The second calculation is known as the Ten Cap price. The rate of return that a company owner (or stockholder) receives on the purchase price of the company essentially represents its return on investment. The minimum annual return should be at least 10%, which I calculate as follows: The operating cash flow last year was 4.460, and capital expenditures were 679. I attempted to analyze their annual report to calculate the percentage of capital expenditures allocated to maintenance. I couldn't find it, but as a rule of thumb, you can expect that 70% of the capital expenditures will be allocated to maintenance purposes. This means that we will use 475 in our calculations. The tax provision was 1.513. We have 11.803 outstanding shares. Hence, the calculation will be as follows: (4.460 – 475 + 1.513) / 11.803 x 10 = HKD 4,66 in Ten Cap price.
The final calculation is called the Payback Time price. It is a calculation based on the free cash flow per share. With Want Want's Free Cash Flow Per Share at HKD 0,32 and a growth rate of 5%, if you want to recoup your investment in 8 years, the Payback Time price is HKD 3,21.
Conclusion
I believe Want Want is an intriguing company with strong management. The company has built its moat through its brand strength, operational scale, and cultural relevance. It has consistently achieved a high ROIC, which is expected to continue in the future.
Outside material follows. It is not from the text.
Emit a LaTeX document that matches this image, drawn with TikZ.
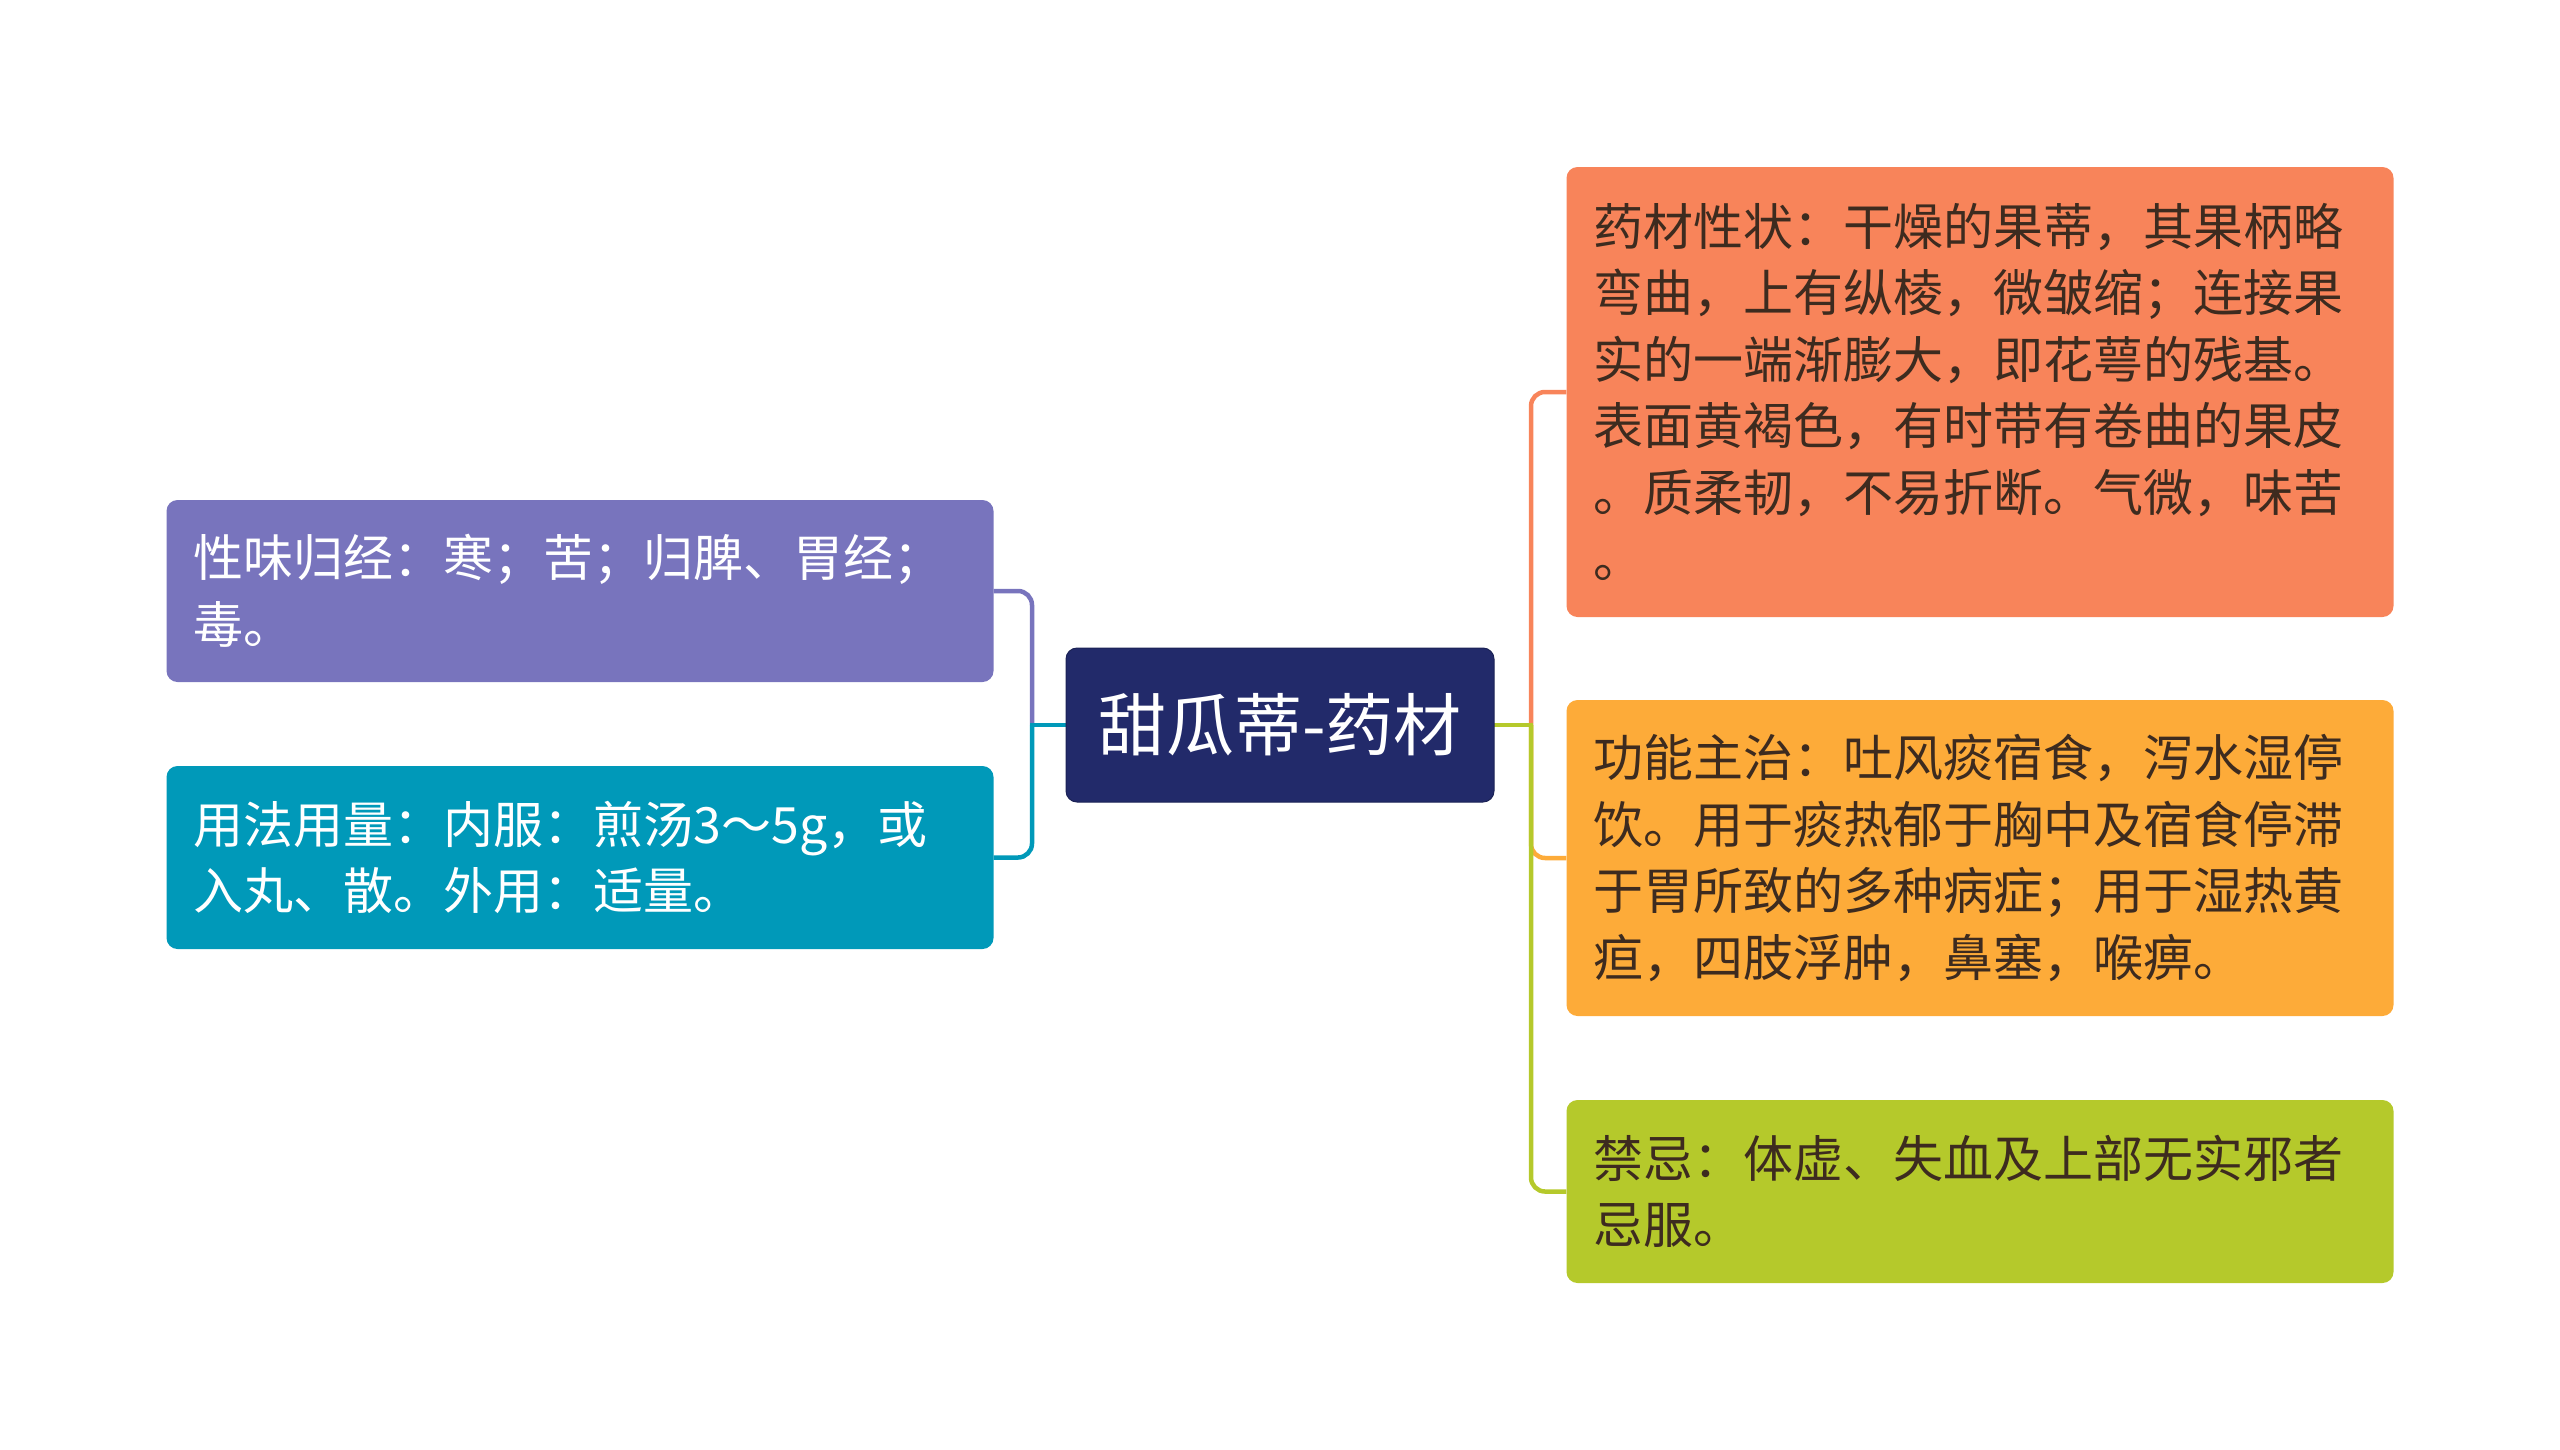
\documentclass[tikz,border=0pt]{standalone}
\usepackage{fontspec}
\setmainfont{Noto Sans CJK SC}
\newfontfamily\cjk{Noto Sans CJK SC}
\usetikzlibrary{backgrounds}
\definecolor{cpurple}{HTML}{7874BD}
\definecolor{cteal}{HTML}{0099B9}
\definecolor{cnavy}{HTML}{222A6A}
\definecolor{corange}{HTML}{F8845A}
\definecolor{cyellow}{HTML}{FDAB39}
\definecolor{cgreen}{HTML}{B5C92B}
\definecolor{cdark}{HTML}{3D2B1F}
\begin{document}
\begin{tikzpicture}[x=1pt,y=-1pt,
  box/.style={rectangle, rounded corners=11pt, minimum width=827pt, inner xsep=27pt, inner ysep=0pt,
    text width=773pt, align=left, font=\cjk\fontsize{50}{66.5}\selectfont},
  link/.style={line width=4.5pt, rounded corners=14pt},
  hub/.style={rectangle, rounded corners=11pt, fill=cnavy, draw=cnavy!80!black, line width=1pt,
    minimum width=428pt, minimum height=154pt, text=white, font=\cjk\fontsize{68}{80}\selectfont}]
\useasboundingbox (0,0) rectangle (2560,1449);

\node[hub] (ctr) at (1280,725) {甜瓜蒂-药材};

\node[box, fill=cpurple, text=white, minimum height=182pt] (pur) at (580,591)
  {性味归经：寒；苦；归脾、胃经；\\毒。};
\node[box, fill=cteal, text=white, minimum height=183pt] (tea) at (580,857.5)
  {用法用量：内服：煎汤3～5g，或\\入丸、散。外用：适量。};

\node[box, fill=corange, text=cdark, minimum height=450pt] (ora) at (1980,392)
  {药材性状：干燥的果蒂，其果柄略\\弯曲，上有纵棱，微皱缩；连接果\\实的一端渐膨大，即花萼的残基。\\表面黄褐色，有时带有卷曲的果皮\\。质柔韧，不易折断。气微，味苦\\。};
\node[box, fill=cyellow, text=cdark, minimum height=316pt] (yel) at (1980,858)
  {功能主治：吐风痰宿食，泻水湿停\\饮。用于痰热郁于胸中及宿食停滞\\于胃所致的多种病症；用于湿热黄\\疸，四肢浮肿，鼻塞，喉痹。};
\node[box, fill=cgreen, text=cdark, minimum height=183pt] (gre) at (1980,1191.5)
  {禁忌：体虚、失血及上部无实邪者\\忌服。};

\coordinate (jl) at (1032,725);
\coordinate (jr) at (1531,725);

\begin{scope}[on background layer]
\draw[link, cpurple] (jl) |- (pur.east);
\draw[link, cteal] (jl) |- (tea.east);
\draw[line width=4.5pt, cteal, line cap=rect] (ctr.west) -- (jl);
\draw[link, corange] (jr) |- (ora.west);
\draw[link, cyellow] (jr) |- (yel.west);
\draw[link, cgreen] (jr) |- (gre.west);
\draw[line width=4.5pt, cgreen, line cap=rect] (ctr.east) -- (jr);
\end{scope}
\end{tikzpicture}
\end{document}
Free cash flow reached its lowest point in a decade in fiscal year 2025, but this was due to increased investment that should support higher cash flow going forward. Market risk is a concern because Want Want’s success depends on keeping up with changing consumer preferences and staying competitive in a crowded snack and beverage industry. If the company fails to adapt its products or branding, especially for younger or more health-conscious consumers, it risks losing relevance and market share. Political and economic risk is also worth noting due to Want Want’s reliance on both mainland China and Taiwan, where tensions or policy changes could disrupt operations, increase costs, or affect consumer demand and investor confidence. Reputational risk matters too, as Want Want’s long-term success depends on maintaining the trust it has built over decades. Any issues with product quality, safety, or ethics could damage that trust and have lasting effects. On the positive side, new products are a key reason to invest. The company has consistently launched successful and relevant innovations, including health-focused and age-specific products that now make up a meaningful part of its revenue. Another strength is its expanding points of sale, including traditional retail, e-commerce, social media, and vending machines, all helping to reach more consumers and support revenue growth. Overseas markets are also becoming a larger driver of performance, with strong growth in regions like Japan, North America, and Southeast Asia. By localizing products and building international infrastructure, Want Want is diversifying its revenue base and reducing its dependence on the Chinese market. I believe Want Want is a great company and a good way to gain exposure to a Chinese consumer staple. Buying shares at the Ten Cap price of HKD 4,66 could be a solid long-term investment.